# [Written instruction]
Among the lines below, keep only those from the one containing "Generate a Python" through the one containing "import numpy as np", and reproduce them exactly.

# [Available data]
BEGIN

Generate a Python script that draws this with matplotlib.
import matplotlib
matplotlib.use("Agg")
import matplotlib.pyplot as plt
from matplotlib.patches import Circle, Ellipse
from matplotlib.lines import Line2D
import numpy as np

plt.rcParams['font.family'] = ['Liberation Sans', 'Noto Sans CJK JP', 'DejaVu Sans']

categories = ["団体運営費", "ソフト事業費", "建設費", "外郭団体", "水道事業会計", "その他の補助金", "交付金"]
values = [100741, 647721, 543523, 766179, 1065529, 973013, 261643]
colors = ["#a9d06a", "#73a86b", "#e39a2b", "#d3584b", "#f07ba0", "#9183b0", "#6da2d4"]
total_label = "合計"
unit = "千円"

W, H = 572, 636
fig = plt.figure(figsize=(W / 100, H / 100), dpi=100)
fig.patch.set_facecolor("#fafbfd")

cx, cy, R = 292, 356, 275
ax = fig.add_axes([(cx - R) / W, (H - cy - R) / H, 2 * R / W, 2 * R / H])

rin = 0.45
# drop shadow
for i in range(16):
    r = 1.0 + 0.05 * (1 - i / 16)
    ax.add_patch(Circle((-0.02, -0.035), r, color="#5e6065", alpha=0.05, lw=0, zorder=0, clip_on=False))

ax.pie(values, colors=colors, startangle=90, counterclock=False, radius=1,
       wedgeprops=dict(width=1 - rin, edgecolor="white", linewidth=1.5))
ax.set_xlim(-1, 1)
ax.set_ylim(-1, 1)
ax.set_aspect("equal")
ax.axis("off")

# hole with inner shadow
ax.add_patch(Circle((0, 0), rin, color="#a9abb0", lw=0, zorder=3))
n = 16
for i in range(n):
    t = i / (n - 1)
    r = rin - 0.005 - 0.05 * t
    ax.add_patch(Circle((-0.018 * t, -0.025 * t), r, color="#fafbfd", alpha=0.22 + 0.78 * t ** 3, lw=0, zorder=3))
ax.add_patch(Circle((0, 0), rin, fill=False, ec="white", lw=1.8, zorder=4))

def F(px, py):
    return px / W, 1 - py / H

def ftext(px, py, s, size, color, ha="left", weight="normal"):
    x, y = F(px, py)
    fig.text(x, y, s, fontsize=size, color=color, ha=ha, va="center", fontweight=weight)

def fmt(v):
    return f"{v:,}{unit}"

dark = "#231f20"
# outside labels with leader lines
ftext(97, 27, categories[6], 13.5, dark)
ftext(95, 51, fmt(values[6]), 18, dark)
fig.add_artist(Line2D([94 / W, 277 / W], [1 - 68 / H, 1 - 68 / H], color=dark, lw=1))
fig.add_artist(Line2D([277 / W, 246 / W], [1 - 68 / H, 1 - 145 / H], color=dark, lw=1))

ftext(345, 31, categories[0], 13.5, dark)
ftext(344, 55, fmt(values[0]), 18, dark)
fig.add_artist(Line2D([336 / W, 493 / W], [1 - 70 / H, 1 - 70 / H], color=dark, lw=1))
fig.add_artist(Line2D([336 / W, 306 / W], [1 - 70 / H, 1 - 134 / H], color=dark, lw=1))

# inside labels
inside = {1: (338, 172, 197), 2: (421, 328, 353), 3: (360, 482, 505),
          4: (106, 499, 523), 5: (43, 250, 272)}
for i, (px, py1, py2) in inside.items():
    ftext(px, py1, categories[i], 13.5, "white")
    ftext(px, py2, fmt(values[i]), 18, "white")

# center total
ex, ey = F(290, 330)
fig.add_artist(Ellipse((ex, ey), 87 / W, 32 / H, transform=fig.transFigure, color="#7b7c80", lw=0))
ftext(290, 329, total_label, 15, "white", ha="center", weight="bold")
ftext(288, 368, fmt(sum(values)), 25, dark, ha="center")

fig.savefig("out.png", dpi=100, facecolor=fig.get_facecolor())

END
BEGIN

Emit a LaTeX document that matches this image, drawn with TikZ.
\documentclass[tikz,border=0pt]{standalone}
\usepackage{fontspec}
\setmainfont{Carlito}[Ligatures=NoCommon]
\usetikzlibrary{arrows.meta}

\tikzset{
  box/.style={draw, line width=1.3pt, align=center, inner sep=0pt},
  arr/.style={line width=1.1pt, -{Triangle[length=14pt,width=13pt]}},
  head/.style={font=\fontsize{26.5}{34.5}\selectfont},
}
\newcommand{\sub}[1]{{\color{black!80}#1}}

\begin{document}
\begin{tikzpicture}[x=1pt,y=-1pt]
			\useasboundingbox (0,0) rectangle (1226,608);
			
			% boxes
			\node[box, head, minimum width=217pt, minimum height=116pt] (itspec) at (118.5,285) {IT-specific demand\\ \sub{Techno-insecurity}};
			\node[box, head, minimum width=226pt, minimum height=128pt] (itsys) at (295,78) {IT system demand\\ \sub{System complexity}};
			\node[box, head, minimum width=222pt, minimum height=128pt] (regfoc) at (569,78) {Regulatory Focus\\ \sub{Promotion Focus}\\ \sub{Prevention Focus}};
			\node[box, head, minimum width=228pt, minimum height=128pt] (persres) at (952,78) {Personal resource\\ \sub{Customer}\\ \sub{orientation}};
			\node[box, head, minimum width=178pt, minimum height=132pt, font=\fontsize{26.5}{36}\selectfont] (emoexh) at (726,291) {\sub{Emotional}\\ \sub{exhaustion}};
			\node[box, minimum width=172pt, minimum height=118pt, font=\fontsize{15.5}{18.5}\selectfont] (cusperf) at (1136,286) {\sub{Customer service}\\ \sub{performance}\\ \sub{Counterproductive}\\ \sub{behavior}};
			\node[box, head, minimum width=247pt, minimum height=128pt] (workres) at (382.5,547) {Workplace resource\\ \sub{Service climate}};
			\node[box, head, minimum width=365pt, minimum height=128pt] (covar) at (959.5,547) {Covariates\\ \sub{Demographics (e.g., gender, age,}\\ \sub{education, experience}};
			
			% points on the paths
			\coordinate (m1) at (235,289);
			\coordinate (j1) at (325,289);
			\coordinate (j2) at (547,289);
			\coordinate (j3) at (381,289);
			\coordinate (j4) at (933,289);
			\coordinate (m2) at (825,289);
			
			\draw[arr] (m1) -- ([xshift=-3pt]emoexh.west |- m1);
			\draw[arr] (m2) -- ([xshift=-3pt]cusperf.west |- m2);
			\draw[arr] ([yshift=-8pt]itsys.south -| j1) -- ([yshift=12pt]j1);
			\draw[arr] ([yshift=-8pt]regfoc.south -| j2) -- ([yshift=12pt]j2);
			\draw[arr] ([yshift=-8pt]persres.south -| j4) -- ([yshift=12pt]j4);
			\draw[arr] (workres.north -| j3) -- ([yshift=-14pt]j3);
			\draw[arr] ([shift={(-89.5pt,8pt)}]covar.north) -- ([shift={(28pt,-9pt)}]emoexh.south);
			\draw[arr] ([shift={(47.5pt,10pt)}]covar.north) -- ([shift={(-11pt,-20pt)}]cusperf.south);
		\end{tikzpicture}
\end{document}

END

# [Answer for the task]
Generate a Python script that draws this with matplotlib.
import matplotlib
matplotlib.use("Agg")
import matplotlib.pyplot as plt
from matplotlib.patches import Circle, Ellipse
from matplotlib.lines import Line2D
import numpy as np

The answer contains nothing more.